_Aim_. From the records, pick out and copy each line containing "this".

--- Begin Records for processing ---

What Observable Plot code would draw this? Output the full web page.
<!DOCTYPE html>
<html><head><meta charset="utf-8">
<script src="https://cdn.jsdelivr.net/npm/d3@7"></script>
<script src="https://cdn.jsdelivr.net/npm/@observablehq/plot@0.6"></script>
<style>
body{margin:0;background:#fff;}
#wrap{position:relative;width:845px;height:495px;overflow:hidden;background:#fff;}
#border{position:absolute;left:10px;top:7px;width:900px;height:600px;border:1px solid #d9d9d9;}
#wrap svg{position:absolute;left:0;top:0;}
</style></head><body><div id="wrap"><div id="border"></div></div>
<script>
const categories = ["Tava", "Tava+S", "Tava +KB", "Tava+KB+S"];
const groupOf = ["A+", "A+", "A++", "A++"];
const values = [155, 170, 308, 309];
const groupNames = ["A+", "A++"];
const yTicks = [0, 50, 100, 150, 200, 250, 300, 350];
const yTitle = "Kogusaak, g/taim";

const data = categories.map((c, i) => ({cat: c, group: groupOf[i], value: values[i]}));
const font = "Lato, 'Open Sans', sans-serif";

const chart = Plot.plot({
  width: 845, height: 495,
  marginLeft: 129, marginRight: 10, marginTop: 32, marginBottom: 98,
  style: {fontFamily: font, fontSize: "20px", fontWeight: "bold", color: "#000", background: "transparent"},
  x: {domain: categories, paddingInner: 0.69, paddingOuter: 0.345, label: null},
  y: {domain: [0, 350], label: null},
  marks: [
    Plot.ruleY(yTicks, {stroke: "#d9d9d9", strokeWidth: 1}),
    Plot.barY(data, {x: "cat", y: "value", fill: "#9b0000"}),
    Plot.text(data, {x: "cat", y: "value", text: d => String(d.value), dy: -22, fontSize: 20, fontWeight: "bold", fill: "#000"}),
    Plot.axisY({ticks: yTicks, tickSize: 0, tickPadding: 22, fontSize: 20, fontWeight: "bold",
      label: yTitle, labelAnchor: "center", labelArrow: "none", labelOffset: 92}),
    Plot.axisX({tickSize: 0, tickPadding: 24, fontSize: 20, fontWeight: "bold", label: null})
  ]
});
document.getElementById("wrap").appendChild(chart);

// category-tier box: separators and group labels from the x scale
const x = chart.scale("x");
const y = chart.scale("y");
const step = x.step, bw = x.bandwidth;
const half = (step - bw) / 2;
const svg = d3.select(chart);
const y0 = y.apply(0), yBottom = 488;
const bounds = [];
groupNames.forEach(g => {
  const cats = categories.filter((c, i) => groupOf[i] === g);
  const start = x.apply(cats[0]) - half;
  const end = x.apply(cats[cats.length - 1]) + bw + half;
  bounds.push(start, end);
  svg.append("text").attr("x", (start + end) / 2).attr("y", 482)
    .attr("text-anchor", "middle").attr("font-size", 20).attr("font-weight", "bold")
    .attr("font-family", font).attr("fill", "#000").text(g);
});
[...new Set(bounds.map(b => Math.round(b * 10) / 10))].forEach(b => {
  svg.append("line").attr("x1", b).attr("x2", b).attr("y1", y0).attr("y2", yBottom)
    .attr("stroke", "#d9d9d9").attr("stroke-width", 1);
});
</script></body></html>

--- End Records for processing ---
--- Begin Records for processing ---

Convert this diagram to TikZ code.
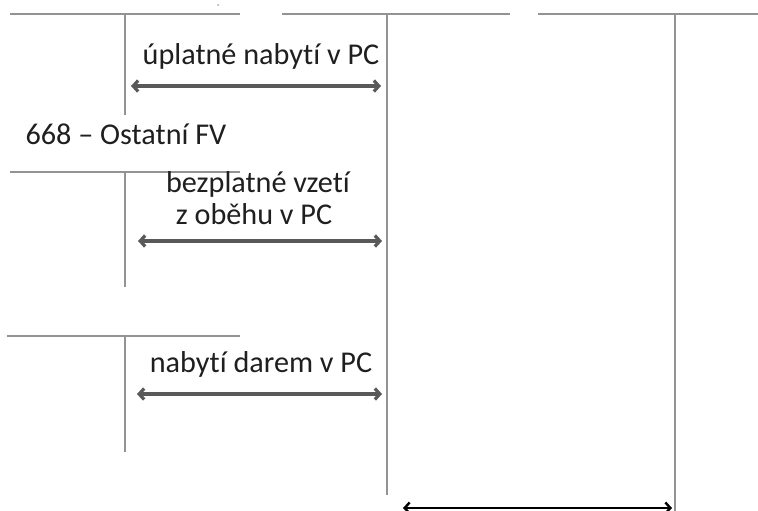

--- End Records for processing ---

_Exercise solution_.
What Observable Plot code would draw this? Output the full web page.
Convert this diagram to TikZ code.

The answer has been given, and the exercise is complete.